Diese Ausgeburt von Film ist bei weitem kein guter Film, auch nicht für damals und auch nicht wenn man ihn nur als kleinen Genrestreifen betrachtet. Lässt man sich aber auf die Absurdität der Dialoge ein und lässt sich vom Kitsch und teils unfreiwilligen Charme betören, werdet ihr überrascht davon sein was für ein unterhaltsamer Film trotz des geringen Budgets und den daraus resultierenden Limitierungen entstanden ist.

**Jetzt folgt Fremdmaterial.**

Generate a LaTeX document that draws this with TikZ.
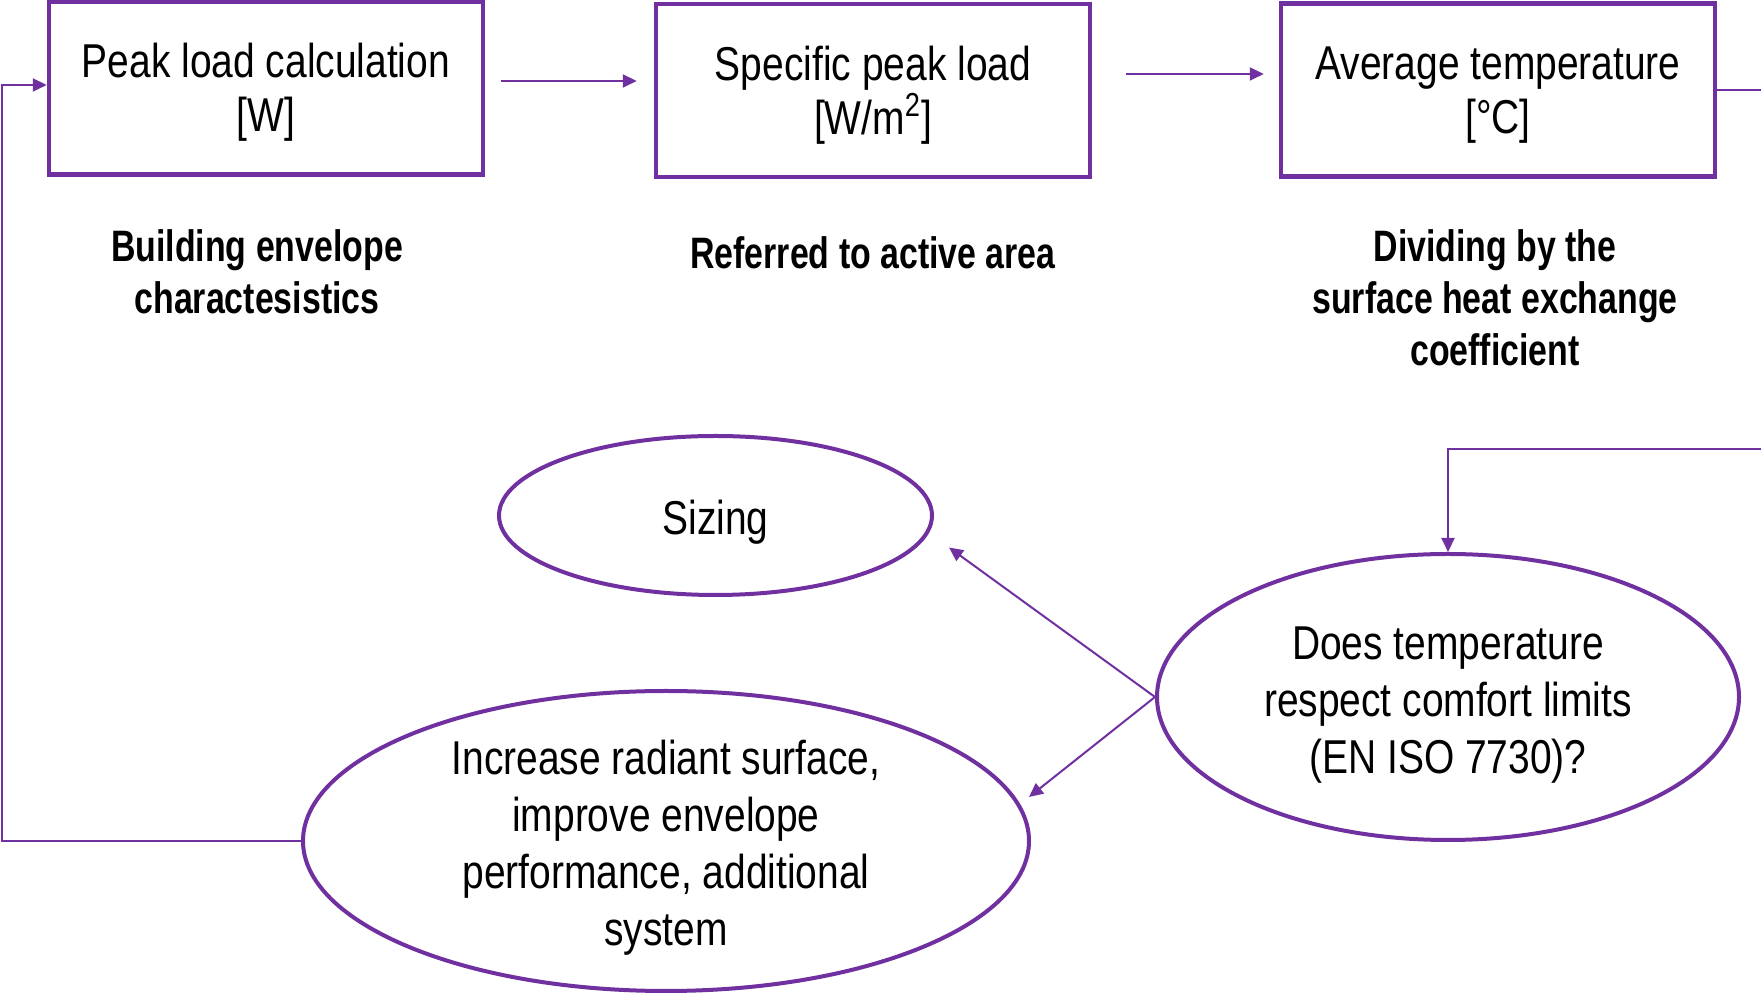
\documentclass[tikz,border=0pt]{standalone}
\usepackage{fontspec}
\setmainfont{Liberation Sans}[FakeStretch=0.82]
\newfontfamily\notefont{Liberation Sans}[FakeStretch=0.77]
\usetikzlibrary{arrows.meta,positioning,shapes.geometric}
\definecolor{flowpurple}{HTML}{7030A0}
\newcommand{\lift}[1][24pt]{\rule{0pt}{#1}}

\begin{document}
\begin{tikzpicture}[x=0.5pt,y=0.5pt,
    stage/.style={draw=flowpurple, line width=2.25pt, minimum width=217pt, minimum height=86.5pt,
      inner sep=0pt, align=center, font=\fontsize{23.75}{27}\selectfont},
    bubble/.style={ellipse, draw=flowpurple, line width=2pt, inner sep=0pt, align=center,
      font=\fontsize{23.75}{28.5}\selectfont},
    note/.style={align=center, font=\notefont\bfseries\fontsize{22}{26}\selectfont},
    flowline/.style={draw=flowpurple, line width=1pt},
    flow/.style={flowline, -{Triangle[length=7pt,width=6.5pt]}}]
    \useasboundingbox (0,0) rectangle (1761,995);

    % Calculation chain
    \node[stage] (load) at (266,907) {\lift[21.7pt]Peak load calculation\\{[W]}};
    \node[stage] (specific) at (873,904.5) {\lift[21.7pt]Specific peak load\\{[W/m\textsuperscript{2}]}};
    \node[stage] (avgtemp) at (1498,905) {\lift[21.7pt]Average temperature\\{[°C]}};

    \node[note] (envelope) at (257,723) {Building envelope\\charactesistics};
    \node[note] (area) at (873,742) {Referred to active area};
    \node[note] (dividing) at (1495,697) {Dividing by the\\surface heat exchange\\coefficient};

    % Check and outcomes
    \node[bubble, minimum width=216.5pt, minimum height=79.5pt] (sizing) at (715.5,479.5) {\lift Sizing};
    \node[bubble, minimum width=291pt, minimum height=143pt] (comfort) at (1448,298)
        {\lift Does temperature\\respect comfort limits\\(EN ISO 7730)?};
    \node[bubble, inner ysep=-6pt, minimum width=363pt, minimum height=150pt] (improve) at (666,154)
        {\lift Increase radiant surface,\\improve envelope\\performance, additional\\system};

    \coordinate (outA) at (1761,905);
    \coordinate (inB) at (1761,546);
    \coordinate (rail) at (2,910);

    % Connectors
    \draw[flow] ([xshift=8pt,yshift=3.5pt]load.east) -- ([xshift=-8.5pt,yshift=4.75pt]specific.west);
    \draw[flow] ([xshift=17pt,yshift=8.25pt]specific.east) -- ([xshift=-7.5pt,yshift=8pt]avgtemp.west);
    \draw[flowline] (avgtemp.east) -- (outA);
    \draw[flow] (inB) -| (comfort.north);
    \draw[flow] (comfort.west) -- ([xshift=7.5pt,yshift=-16pt]sizing.east);
    \draw[flow] (comfort.west) -- ([xshift=-1pt,yshift=22pt]improve.east);
    \draw[flow] (improve.west) -| (rail) -- ([yshift=1.5pt]load.west);
\end{tikzpicture}
\end{document}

Bei Anolis wird dieser frühe Roger Corman (Frankensteins Todes-Rennen) Klassiker mit dem zweifelhaften Ruf als vierter Teil der “Die Rache der Galerie des Grauens” veröffentlicht. Das Bild des Films ist für eine DVD ganz okay, teilweise ein wenig verrauscht und einige kleinere Kratzer sind auch noch zu sehen. Der deutsche Ton rauscht da schon etwas stärker und teilweise sogar schon etwas nervig. Auswählbar sind sowohl die deutsche, wie auch die amerikanische Kinofassung. Diese Varianten unterscheiden sich lediglich im Intro, wobei die US-Variante Wüstenstillleben zeigt während die deutsche nicht weniger stimmig mit einem animierten Intro punkten kann, dem Endscreen und einem letzten kuriosen Unterschied. In der deutschen Fassung wurden den vom Alien kontrollierten Tieren Blitze in die Augen gekratzt. Dazu wurde an den entsprechenden Stellen einfach die Negative zerkratzt. Interessant ist daran, dass diese Effekte angeblich auch in den Kinos der USA zu sehen waren, auch wenn sich aus heutiger Sicht keine Beweise dafür finden lassen und auch Zeitzeugen sich nicht daran erinnern können. Dazu kommen zwei sehr informative Audiokommentare von Ingo Strecker & Daniel Peree und von Dr. Rolf Giesen, der deutsche und der amerikanische Kinotrailer, sowie eine Bildergalerie. Obligatorisch ist natürlich auch noch ein interessantes Booklet von Ingo Strecker beigelegt.